The worst thing about the 2004 election – ahem, other than the fact that we re-elected a mean-spirted, ineffectal, jackass as our President – is that IT JUST WON’T END. This past week, the media has teemed with stories about protesting votes, recounting votes, and conceding elections, on a national and, for me, local level.
With our country so evenly polarized, I’ve found myself wondering: When is enough, enough? And more importantly: how do we fight for change when we know enough isn’t enough?
As many of you know, my home state of Washington has been involved in a gubernatorial race snafu between Democrat Christine Gregoire and Republican Dino Rossi that makes the 2000 presidential election look like a landslide.
After the first two counts, Rossi was winning by 42 votes. The Republicans proclaimed, “Let’s not waste any more money or time, you crybaby Democrats! We have our governor!!” The Democrats cried, “But we must make sure every vote is counted, you unfair Republicans! Recount! Hand recount!” Predictable.
To the Democrats credit, through grass roots fund-raising efforts they raised the $750,000 it cost to hand-recount the votes. And the third time was a charm. Gregorie won by a whopping 129 votes, with over 2.8 million votes counted. It appeared that Washington State finally had a governor.
Except, of course, that the losing side isn’t willing to concede. State Republicans have launched a “ReVote” campaign, urging tabula rasa: a complete re-vote, a new election. Rossi filed suit for a re-vote, claiming that, “errors, negligence and misconduct have made it impossible to know who really won the closest governor’s race in U.S. history.” In response, Christine ‘count every vote’ Gregoire called the idea “ludicrous,” and I’ve received plenty the email from my liberal-leaning friends and mailing lists, urging me to call the state capitol to dissuade the powers-that-be from a re-vote.
So let’s recap. The Republicans – who morally objected to the costs of a recount – now want to launch a full-on re-vote. And Democrats – who urged us to be fair and ensure every vote was counted – now want the process to stop. Politics aside, it’s the losing side who wants to try again, by any means necessary, including self-contradiction. Again I say, predictable. And then I sigh. *Sigh*
The hypocrisy from both sides that has me in a bit of a tizz, and the lack of objectivity (on both a state and national level) has me incensed.
First of all, when it comes to re-counting: shouldn’t each voter know where s/he stands, regardless of political affiliation? I, for one, favor them. When in doubt about the count, then hell yes: recount! I felt that way in Florida in 2000, I felt that way in Ohio in 2004, and I feel that way now in Washington State. We’ve recounted three times, and we’re still so close, with so many questions, that in theory, a re-vote seems like a logical idea. I feel this way irrespective of which candidate is winning. It’s a question of morality, not partisanship. I wish more people on both sides of the blue/red divide felt the same way. I like consistency. What can I say? I’m predictable too.
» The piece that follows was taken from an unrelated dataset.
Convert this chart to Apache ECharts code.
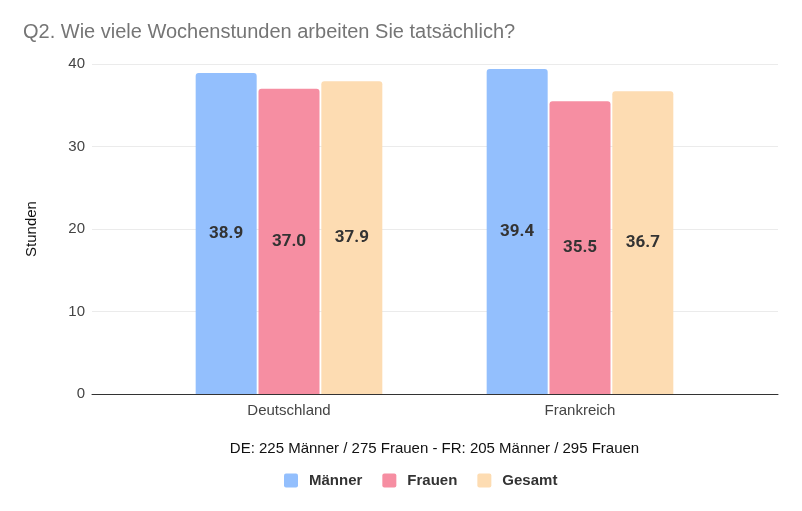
<!DOCTYPE html>
<html>
<head>
<meta charset="utf-8">
<script src="https://cdn.jsdelivr.net/npm/echarts@6/dist/echarts.min.js"></script>
<style>html,body{margin:0;padding:0;background:#fff;}#c{width:802px;height:511px;}</style>
</head>
<body>
<div id="c"></div>
<script>
var categories = ['Deutschland', 'Frankreich'];
var maenner = [38.9, 39.4];
var frauen = [37.0, 35.5];
var gesamt = [37.9, 36.7];
var seriesNames = ['Männer', 'Frauen', 'Gesamt'];
var yTicks = [0, 10, 20, 30, 40];

var colors = ['#93bffd', '#f68ea2', '#fddcb2'];
var chart = echarts.init(document.getElementById('c'), null, {renderer: 'canvas'});
var labelStyle = {show: true, position: 'inside', fontFamily: 'Roboto', fontWeight: 'bold', fontSize: 17, color: '#333', formatter: function(p){return p.value.toFixed(1);}};
function mk(name, data, i) {
  return {
    name: name, type: 'bar', xAxisIndex: 1, yAxisIndex: 1, data: data,
    barWidth: 61, barGap: '3%',
    itemStyle: {color: colors[i], borderRadius: [3, 3, 0, 0]},
    label: labelStyle
  };
}
var sqIcon = 'path://M2,0 H12 A2,2 0 0 1 14,2 V12 A2,2 0 0 1 12,14 H2 A2,2 0 0 1 0,12 V2 A2,2 0 0 1 2,0 Z';
chart.setOption({
  animation: false,
  color: colors,
  title: {
    text: 'Q2. Wie viele Wochenstunden arbeiten Sie tatsächlich?',
    left: 18, top: 17,
    textStyle: {fontFamily: 'Liberation Sans, Arial', fontSize: 20, fontWeight: 'normal', color: '#757575'}
  },
  legend: {
    data: seriesNames,
    top: 468, left: 279,
    itemWidth: 14, itemHeight: 14, itemGap: 20,
    icon: sqIcon,
    textStyle: {fontFamily: 'Liberation Sans, Arial', fontWeight: 'bold', fontSize: 15, color: '#333', padding: [0, 0, 0, 6]}
  },
  grid: [
    {left: 92, right: 24, top: 64, bottom: 117},
    {left: 143.5, right: 76.5, top: 64, bottom: 117}
  ],
  xAxis: [
    {type: 'category', gridIndex: 0, data: [''], axisLine: {show: true, lineStyle: {color: '#333', width: 1}}, axisTick: {show: false}, axisLabel: {show: false}},
    {type: 'category', gridIndex: 1, data: categories, axisLine: {show: false}, axisTick: {show: false},
     axisLabel: {margin: 9, fontFamily: 'Liberation Sans, Arial', fontSize: 15, color: '#444'},
     name: 'DE: 225 Männer / 275 Frauen - FR: 205 Männer / 295 Frauen', nameLocation: 'middle', nameGap: 47,
     nameTextStyle: {fontFamily: 'Liberation Sans, Arial', fontSize: 15, color: '#111'}}
  ],
  yAxis: [
    {type: 'value', gridIndex: 0, min: yTicks[0], max: yTicks[yTicks.length - 1], interval: 10,
     axisLine: {show: false}, axisTick: {show: false},
     axisLabel: {margin: 7, fontFamily: 'Liberation Sans, Arial', fontSize: 15, color: '#444'},
     splitLine: {lineStyle: {color: '#ebebeb'}},
     name: 'Stunden', nameLocation: 'middle', nameGap: 53,
     nameTextStyle: {fontFamily: 'Liberation Sans, Arial', fontSize: 15, color: '#111'}},
    {type: 'value', gridIndex: 1, min: 0, max: 40, interval: 10, show: false}
  ],
  series: [
    mk(seriesNames[0], maenner, 0),
    mk(seriesNames[1], frauen, 1),
    mk(seriesNames[2], gesamt, 2)
  ]
});
</script>
</body>
</html>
But here’s where I find fault with the re-vote plan. The voting system in the U.S. is too fucked up too warrant the expense of a re-vote. What the hell is wrong with us? We’re supposed to be the innovators, the inventers, the doers, the technologically-enabled, and the efficient. Yes yes? Yet we Americans have no confidence when we vote for our leaders that 1) our vote has accurately been tallied and 2) there’s any accountability for said vote. We bank every day, knowing our banks can tally our pennies to the last cent, and can provide records of our transactions. Yet we can’t trust our votes.
So why bother with a revote? Why would we trust the results any better the second time around, if we haven’t fixed the system?
If the debacle of the double George W. elections has taught us nothing, it has taught us that the single most important issue jeopardizing our Democracy is our voting process. Well, that and our completely biased corporate media warping public perception. But I digress.
The brief but relevant Democratic protest of the re-inauguration of George W this week was one positive step towards protesting the current abominable state of our voting system. But was it effectual? Eh, I don’t think so. As it stands now, we lack an objective voting system, and we sold our voting machines to a company that created non-accountable voting machines and avowed a Bush win. Our media didn’t report about it, our government officials aren’t addressing the problem, and barring drastic action, nothing will be changed for the next time. In other words: they got away with it.
What I want to know now, on the cusp of an inauguration that’s going to positively wreck me, is: what else can we do about it? With our increasingly divided country, we can likely look forward to years of down-to-the-wire voting, like the Gregoire/Rossi race in Washington and both bogus Bush elections. This makes the need for reliable voting methods even more critical. It’s frustrating to see the faults in our system so clearly, but to feel powerless to fix them.
No amount of recounts or re-votes will solve the election outcome until we fix the voting process. My pressing question is: How? Thoughts, anyone?